A dual-console Wurlitzer organ of style 270, featuring 21 rows of pipes and a grand piano attachment and oboe horn, was the largest Wurlitzer to have been exported from America and at the time was the largest theatre organ in Australia. Only four Style 270 Wurlitzers were built, with three installed in Australia in 1929, at the State and Regent Theatres in Melbourne, and the State Theatre in Sydney. The fourth went to the Trocadero Theatre in London in the late 1930s. The organ was removed from the theatre in 1963, and subsequently installed in the Moorabbin Town Hall (now Kingston City Hall) by members of the Victorian Division of the Theatre Organ Society of Australia.
On February 20, the Sun News Pictorial carried a special supplement on the State Theatre, with photos, articles and a full-page advertisement (see below).
Like in some fanciful story out of the past, we are transported on a magic carpet to a new world, where ‘neath magic, star-drenched skies, there unfolds before our eyes a lavish, jewel-studded palace.
This palace of dreams come true is Union Theatres’ great gift to the motion picture lovers of Australia. For within the walls of this dream palace, Australia’s greatest theatre, The State, is born an enterprise destined to fill that long-felt want, ready to give you the perfect entertainment that is yours by right.

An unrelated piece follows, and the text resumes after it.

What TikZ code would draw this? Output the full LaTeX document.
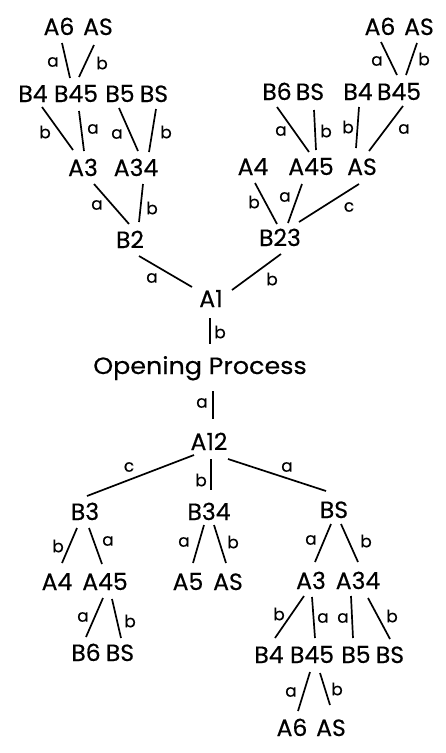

The dream fugue of the State has culminated in a blaze of real beauty that will bring honour and glory to all connected with it.
The theme is one that contains endless variations, variations that will bring joy and happiness, variations that will find a solution for the sadness and sorrow that come to all without distinction. The populace will extol the Union Theatres Ltd. for this matchless building, the apotheosis of grace and as beautiful as the curtain of Solomon.
There is but one State. Never was a theatre so beautiful, or its glory so dearly bought but that it fades into insignificance beside this Florentine garden of music, of picture, of song, which you see on Saturday for the first time. To you we extend the welcome of one friend to another. The State is the Personal Theatre, where the Unit in the audience is as important as the Unit on the programme.
We give you our greeting – everyone of us, from the highest to the lowest, because you, as much as ourselves, will complete the great task we have begun, that of bringing to vivid life the Great State Theatre, the noblest palace of pleasure in Australia.
You will rest in the melodic softness of the theatre, and your mind refreshed will prepare to revel in the living dramas to be produced as you sink back in your seats, which are world famous.
An Acre of Seats in a Garden of Dreams.
The building features a Moorish Revival exterior, including minarets and a clock tower. When it opened in 1929 the cinema had the largest seating capacity in Australia, holding 3371 people. In 1963 cinema chain Greater Union converted the venue into two cinemas, the Forum and the Rapallo. A wall was constructed at the front of the dress circle, with the former circle transformed into the 627 seat Rapallo Theatre, and the former stalls becoming the 944 seat Forum Theatre. The proscenium and part of the old ceiling remained in the Forum, however the side walls were moved inwards several feet. The Rapallo opened in April, 1962 and the Forum in December, 1963. The former solo organ chamber became a milk bar, with an entrance from the street outside.
In 1978 the Forum was listed on the Historic Buildings Register and in 1981 renovations took place, dividing the complex into Forum I and Forum II. Forum I, being the larger of the two, able to accommodate 1500 people standing, 788 cabaret seating and 826 theatre seating, is located on the ground floor and is generally used for concerts and other large-scale performances, whereas the third-floor Forum II is a smaller venue with a total capacity of 543 for a concert and 594 for screenings.
However, in 1985 it was purchased and used by the Revival Centres International, a Christian organisation, and fell into disrepair. In 1995 it was purchased by Staged Developments Australia, who redeveloped it for use as a film and concert venue. It was later bought by David Marriner, as part of a project to establish Melbourne as a major centre for theatre in the Southern Hemisphere. The Forum Theatre is now one of Melbourne’s most popular contemporary music venues, having played host to such acts as Oasis, Ozzy Osbourne, Katy Perry and Cat Power, as well as the Melbourne International Film Festival and Melbourne International Comedy Festival.